## begin EXCERPTED DATA

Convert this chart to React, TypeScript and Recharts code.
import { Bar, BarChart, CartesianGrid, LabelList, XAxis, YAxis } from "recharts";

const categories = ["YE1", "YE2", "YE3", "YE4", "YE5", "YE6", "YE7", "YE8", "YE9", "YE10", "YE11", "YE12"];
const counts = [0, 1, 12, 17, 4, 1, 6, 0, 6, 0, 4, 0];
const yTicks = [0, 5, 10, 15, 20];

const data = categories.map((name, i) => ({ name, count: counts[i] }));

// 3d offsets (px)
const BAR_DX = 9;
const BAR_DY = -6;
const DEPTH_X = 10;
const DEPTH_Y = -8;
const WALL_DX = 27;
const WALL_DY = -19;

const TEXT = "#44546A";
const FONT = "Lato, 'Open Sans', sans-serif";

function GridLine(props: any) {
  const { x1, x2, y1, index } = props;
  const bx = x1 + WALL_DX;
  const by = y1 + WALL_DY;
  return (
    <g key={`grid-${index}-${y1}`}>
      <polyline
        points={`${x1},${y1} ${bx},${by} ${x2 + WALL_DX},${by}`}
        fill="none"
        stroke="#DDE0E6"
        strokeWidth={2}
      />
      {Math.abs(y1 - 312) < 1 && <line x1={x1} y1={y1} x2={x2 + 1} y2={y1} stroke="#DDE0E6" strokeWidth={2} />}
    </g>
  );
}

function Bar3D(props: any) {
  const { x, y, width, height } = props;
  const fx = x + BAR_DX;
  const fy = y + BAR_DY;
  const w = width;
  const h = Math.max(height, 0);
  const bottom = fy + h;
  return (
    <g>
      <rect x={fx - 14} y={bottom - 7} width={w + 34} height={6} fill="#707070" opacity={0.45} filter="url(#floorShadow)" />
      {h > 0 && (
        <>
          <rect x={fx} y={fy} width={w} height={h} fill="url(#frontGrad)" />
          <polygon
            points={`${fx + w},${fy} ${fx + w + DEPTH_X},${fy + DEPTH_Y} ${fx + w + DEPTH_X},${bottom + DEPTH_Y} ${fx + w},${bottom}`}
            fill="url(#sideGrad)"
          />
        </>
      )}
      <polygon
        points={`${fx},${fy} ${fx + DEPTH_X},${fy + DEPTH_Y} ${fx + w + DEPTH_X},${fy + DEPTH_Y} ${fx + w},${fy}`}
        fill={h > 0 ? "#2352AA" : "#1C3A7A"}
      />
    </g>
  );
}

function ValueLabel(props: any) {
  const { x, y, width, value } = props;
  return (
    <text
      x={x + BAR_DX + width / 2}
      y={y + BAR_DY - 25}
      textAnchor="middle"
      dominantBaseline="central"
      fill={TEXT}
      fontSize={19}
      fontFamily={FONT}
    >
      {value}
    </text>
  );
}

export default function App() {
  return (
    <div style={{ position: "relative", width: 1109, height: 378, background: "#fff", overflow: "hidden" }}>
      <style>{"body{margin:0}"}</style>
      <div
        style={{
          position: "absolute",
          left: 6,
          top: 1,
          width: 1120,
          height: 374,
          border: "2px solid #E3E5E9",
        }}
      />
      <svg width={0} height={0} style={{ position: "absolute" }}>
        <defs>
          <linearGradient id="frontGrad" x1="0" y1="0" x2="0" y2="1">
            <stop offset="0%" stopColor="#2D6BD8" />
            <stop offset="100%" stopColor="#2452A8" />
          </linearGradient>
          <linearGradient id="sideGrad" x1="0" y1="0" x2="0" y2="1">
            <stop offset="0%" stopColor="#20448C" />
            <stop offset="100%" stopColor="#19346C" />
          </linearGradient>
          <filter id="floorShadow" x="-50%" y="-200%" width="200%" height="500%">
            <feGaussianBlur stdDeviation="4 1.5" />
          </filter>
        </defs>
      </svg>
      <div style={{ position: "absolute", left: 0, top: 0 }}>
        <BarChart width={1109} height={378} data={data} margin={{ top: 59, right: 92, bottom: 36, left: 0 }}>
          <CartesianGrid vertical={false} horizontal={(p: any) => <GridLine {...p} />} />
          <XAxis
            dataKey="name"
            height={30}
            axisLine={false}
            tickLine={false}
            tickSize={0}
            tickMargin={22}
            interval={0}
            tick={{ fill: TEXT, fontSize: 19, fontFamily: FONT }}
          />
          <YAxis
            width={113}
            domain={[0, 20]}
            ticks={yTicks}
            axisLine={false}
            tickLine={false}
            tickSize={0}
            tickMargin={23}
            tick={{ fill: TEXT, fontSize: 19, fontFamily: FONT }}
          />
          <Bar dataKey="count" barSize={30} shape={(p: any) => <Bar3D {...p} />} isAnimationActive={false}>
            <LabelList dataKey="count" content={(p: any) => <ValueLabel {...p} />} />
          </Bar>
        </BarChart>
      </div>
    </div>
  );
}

## end EXCERPTED DATA
## begin EXCERPTED DATA

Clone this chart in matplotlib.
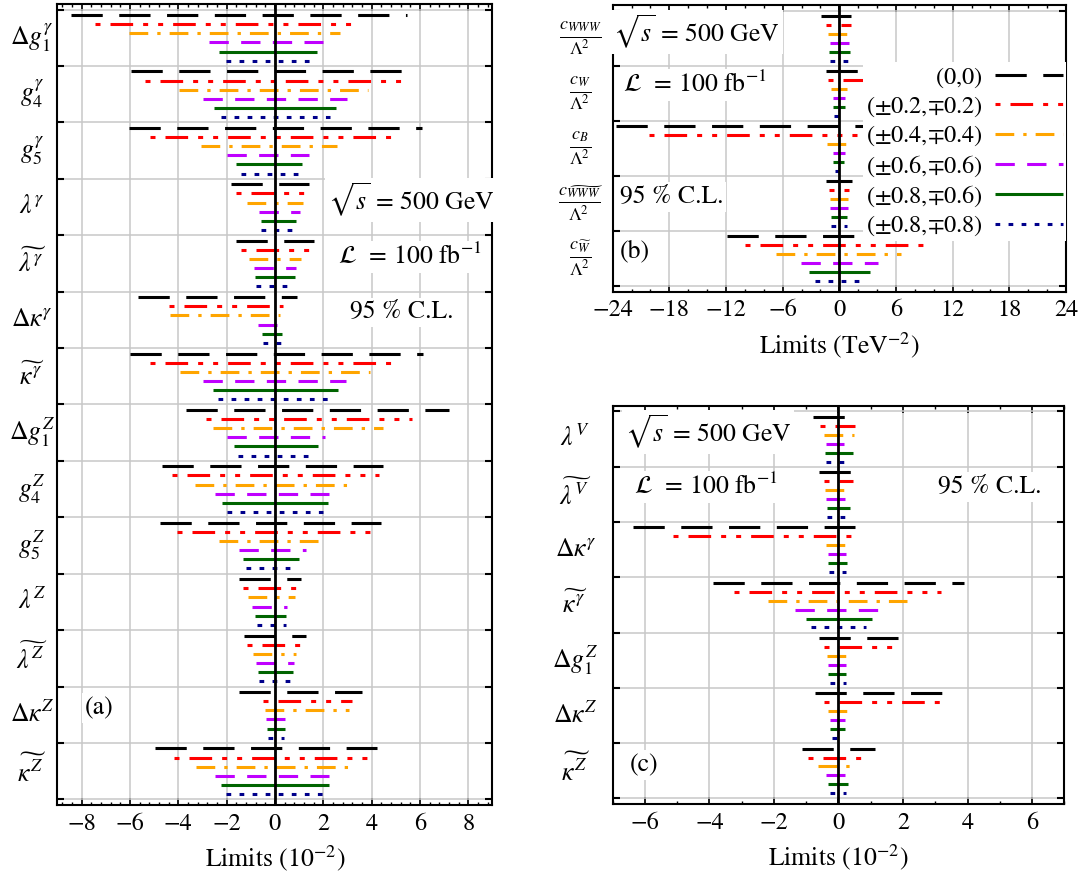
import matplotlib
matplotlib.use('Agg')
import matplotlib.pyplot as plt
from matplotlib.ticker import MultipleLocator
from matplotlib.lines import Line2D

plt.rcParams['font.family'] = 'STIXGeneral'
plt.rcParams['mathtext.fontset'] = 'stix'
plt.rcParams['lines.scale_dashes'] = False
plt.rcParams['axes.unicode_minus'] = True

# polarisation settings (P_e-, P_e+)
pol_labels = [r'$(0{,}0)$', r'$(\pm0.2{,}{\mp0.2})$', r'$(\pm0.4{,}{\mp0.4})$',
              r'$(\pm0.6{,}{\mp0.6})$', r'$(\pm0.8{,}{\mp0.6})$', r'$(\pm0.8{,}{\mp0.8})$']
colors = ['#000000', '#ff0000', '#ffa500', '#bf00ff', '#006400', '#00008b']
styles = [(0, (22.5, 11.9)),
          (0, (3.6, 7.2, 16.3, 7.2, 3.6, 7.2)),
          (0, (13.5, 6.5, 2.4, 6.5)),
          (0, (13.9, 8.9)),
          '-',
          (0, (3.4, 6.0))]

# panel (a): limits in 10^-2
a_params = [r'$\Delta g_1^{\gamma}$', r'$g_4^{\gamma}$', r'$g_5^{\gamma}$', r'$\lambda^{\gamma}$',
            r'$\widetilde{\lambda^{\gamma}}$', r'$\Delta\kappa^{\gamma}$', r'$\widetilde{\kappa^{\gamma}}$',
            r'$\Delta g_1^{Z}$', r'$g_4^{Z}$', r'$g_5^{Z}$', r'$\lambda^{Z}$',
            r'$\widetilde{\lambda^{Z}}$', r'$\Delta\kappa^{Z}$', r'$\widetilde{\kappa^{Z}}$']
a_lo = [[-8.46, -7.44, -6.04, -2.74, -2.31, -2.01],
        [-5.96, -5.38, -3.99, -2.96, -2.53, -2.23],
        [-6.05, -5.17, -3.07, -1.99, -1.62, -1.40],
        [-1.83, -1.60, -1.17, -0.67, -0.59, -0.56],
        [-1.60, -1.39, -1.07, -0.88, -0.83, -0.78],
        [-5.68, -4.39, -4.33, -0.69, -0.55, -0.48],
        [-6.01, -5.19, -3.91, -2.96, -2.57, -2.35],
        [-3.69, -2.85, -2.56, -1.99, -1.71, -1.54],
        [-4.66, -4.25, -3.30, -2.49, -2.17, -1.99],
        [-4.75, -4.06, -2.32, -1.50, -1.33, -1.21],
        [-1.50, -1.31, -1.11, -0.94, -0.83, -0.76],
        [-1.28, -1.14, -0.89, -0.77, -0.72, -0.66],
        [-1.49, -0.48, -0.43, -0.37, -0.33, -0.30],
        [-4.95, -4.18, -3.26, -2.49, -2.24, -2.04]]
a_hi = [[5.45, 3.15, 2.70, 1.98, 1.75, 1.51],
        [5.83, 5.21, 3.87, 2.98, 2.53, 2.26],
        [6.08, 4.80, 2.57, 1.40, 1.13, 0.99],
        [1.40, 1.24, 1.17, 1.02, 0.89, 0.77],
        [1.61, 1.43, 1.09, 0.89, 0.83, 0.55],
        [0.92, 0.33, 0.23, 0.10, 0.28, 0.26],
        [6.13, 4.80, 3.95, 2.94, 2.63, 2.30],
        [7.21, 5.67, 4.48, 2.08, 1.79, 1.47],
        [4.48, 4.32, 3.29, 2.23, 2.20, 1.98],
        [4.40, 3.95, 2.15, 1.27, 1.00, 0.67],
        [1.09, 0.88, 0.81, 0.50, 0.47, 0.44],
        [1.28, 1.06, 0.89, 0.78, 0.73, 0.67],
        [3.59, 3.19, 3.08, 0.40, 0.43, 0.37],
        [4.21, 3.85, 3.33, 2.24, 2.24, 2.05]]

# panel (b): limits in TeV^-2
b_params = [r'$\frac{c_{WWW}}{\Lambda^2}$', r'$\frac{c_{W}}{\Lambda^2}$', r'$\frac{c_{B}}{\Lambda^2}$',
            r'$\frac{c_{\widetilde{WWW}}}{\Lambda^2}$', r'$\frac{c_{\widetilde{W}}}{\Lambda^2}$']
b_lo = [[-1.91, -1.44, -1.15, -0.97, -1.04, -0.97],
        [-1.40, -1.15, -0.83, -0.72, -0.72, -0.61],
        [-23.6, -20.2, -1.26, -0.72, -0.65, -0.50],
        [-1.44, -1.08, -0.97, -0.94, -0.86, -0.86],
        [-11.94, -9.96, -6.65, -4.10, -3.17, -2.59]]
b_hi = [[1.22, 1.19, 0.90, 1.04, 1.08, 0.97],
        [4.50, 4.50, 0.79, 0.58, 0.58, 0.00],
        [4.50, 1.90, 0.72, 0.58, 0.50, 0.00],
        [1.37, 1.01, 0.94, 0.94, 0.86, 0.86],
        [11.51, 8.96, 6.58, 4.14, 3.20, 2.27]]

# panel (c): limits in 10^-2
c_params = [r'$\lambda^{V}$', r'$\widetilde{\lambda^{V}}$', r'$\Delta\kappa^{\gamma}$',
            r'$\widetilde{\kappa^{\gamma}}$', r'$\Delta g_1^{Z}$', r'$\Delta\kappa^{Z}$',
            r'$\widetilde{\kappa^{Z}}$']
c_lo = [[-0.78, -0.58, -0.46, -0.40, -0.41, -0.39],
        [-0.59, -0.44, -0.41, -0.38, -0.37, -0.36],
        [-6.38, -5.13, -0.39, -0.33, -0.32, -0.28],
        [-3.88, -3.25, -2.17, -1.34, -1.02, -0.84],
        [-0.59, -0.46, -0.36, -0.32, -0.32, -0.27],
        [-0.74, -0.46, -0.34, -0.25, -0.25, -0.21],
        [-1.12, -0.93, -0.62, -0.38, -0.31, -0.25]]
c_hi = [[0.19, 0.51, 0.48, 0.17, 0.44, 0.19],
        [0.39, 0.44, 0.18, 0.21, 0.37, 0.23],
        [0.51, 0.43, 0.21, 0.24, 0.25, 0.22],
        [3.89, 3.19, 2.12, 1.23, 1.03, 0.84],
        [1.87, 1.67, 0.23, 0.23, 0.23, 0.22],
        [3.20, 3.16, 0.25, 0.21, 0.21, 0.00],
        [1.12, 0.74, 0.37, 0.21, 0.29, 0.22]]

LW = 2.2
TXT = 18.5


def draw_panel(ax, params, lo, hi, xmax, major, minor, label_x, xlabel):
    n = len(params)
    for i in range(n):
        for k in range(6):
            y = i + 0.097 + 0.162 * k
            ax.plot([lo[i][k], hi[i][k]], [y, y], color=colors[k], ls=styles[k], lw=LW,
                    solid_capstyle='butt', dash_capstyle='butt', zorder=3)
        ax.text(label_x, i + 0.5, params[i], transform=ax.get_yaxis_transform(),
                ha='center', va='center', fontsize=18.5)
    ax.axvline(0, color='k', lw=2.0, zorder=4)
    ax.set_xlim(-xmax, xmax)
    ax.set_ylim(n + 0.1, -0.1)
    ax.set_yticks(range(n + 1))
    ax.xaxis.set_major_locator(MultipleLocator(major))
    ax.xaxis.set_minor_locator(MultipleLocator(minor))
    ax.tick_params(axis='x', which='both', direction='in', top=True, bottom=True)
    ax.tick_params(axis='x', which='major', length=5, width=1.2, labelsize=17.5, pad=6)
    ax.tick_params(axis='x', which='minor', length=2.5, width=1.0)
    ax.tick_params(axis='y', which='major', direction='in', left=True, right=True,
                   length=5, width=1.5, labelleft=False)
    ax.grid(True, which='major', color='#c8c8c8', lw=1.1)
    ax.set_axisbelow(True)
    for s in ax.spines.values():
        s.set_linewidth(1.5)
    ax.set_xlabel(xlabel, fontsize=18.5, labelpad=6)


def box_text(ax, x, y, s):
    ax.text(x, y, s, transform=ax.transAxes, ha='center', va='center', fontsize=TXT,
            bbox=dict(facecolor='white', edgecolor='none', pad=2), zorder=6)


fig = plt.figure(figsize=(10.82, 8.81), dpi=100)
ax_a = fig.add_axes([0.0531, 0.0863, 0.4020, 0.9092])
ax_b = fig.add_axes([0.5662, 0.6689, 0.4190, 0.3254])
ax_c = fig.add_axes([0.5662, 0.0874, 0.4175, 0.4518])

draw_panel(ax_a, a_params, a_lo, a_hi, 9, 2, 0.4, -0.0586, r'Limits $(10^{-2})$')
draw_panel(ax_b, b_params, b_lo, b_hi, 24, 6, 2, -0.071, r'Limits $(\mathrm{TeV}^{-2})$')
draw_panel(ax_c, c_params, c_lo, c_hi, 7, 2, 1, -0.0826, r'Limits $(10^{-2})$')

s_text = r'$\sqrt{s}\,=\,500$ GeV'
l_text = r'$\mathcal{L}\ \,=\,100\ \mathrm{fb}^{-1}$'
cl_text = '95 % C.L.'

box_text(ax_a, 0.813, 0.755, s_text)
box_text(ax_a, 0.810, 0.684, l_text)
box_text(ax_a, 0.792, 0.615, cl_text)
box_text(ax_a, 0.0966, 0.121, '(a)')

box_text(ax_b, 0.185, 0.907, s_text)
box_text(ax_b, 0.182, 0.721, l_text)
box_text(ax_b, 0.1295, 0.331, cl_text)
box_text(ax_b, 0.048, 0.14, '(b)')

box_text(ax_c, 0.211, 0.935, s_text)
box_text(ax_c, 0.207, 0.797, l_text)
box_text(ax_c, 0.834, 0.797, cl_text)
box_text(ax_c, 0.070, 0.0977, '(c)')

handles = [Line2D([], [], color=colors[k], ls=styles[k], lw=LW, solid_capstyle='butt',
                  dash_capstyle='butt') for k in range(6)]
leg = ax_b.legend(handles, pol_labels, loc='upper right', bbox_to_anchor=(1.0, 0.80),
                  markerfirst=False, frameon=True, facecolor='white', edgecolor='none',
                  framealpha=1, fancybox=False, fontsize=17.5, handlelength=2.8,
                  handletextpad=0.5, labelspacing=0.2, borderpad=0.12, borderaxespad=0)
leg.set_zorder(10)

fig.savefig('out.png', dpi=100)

## end EXCERPTED DATA

> WHAT IS EXPECTED:
Take the lines above starting at the one containing "Clone this chart in matplotlib." and ending at the one containing "plt.rcParams['axes.unicode_minus'] = True", and print them again exactly, without pictures.

> RIGHT ANSWER:
Clone this chart in matplotlib.
import matplotlib
matplotlib.use('Agg')
import matplotlib.pyplot as plt
from matplotlib.ticker import MultipleLocator
from matplotlib.lines import Line2D

plt.rcParams['font.family'] = 'STIXGeneral'
plt.rcParams['mathtext.fontset'] = 'stix'
plt.rcParams['lines.scale_dashes'] = False
plt.rcParams['axes.unicode_minus'] = True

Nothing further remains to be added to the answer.